By the end of last week, shares of Chesapeake Energy (NYSE: CHK ) had fallen so far that the leading natural-gas producer appeared to be headed for one of two outcomes. Either the company was on its way to bankruptcy, as rumored, or the company would continue on its value-creation crusade and generate multibagger returns for its shareholders.
To convince investors that the latter course is the only likely one, Chesapeake held a conference call on Monday to update everyone on several fronts.
First, the company cut capital spending for the fourth time in as many months. Nearly $10 billion has now been pulled out of Chesapeake's combined 2009 and 2010 budgets since the end of July. That's about a 58% decline -- significantly deepening the cautionary cut back in September.
Chesapeake's new budget means that it's finally living within 2009 and 2010 cash flow, regardless of whether future asset sales happen. To someone like Apache (NYSE: APA ) , such an approach is second nature, but despite its steady cuts, Chesapeake has been one of the slowest to completely conform to cash-flow neutrality.
This is a source of real relief for investors. Another is that Chesapeake has dialed back on some potentially dilutive share issuances.

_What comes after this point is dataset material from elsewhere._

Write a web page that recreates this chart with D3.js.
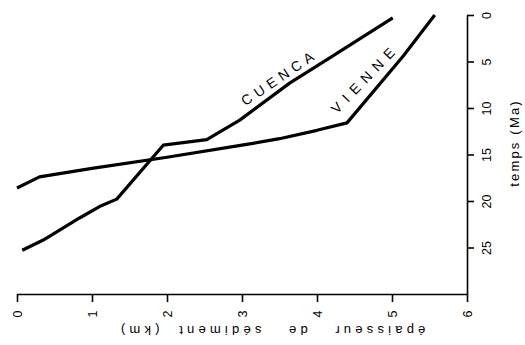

The company says it filed a series of shelf registrations with the SEC (a precursor to future stock sales) to maximize flexibility, and with no specific intention to issue shares for cash in the near term. Investors saw as much as 17% share dilution, however, and severely punished the stock. CEO Aubrey McClendon called these filings a mistake, apologized, and asked for forgiveness. As if the man's margin call weren't humbling enough!
Apologies aside, McClendon remains an apologist -- in the Socratic sense -- for the Chesapeake machine. It is hard not to find his arguments compelling. Through joint-venture agreements with BP (NYSE: BP ) , Plains Exploration & Production (NYSE: PXP ) , and, most recently, StatoilHydro (NYSE: STO ) , Chesapeake has both unlocked a lot of value and secured a large drilling cost carry over the next few years. This comes exactly when cash is the most tight, and it ensures that Chesapeake will maintain strong reserve replacement rates over the course of the industry downturn.
Combined with the company's ample commodity hedges, I think we can easily dismiss the rumors of Chesapeake's pending demise. A multibagger, "mother of all recoveries" -- to borrow McClendon's phrase -- is far more likely.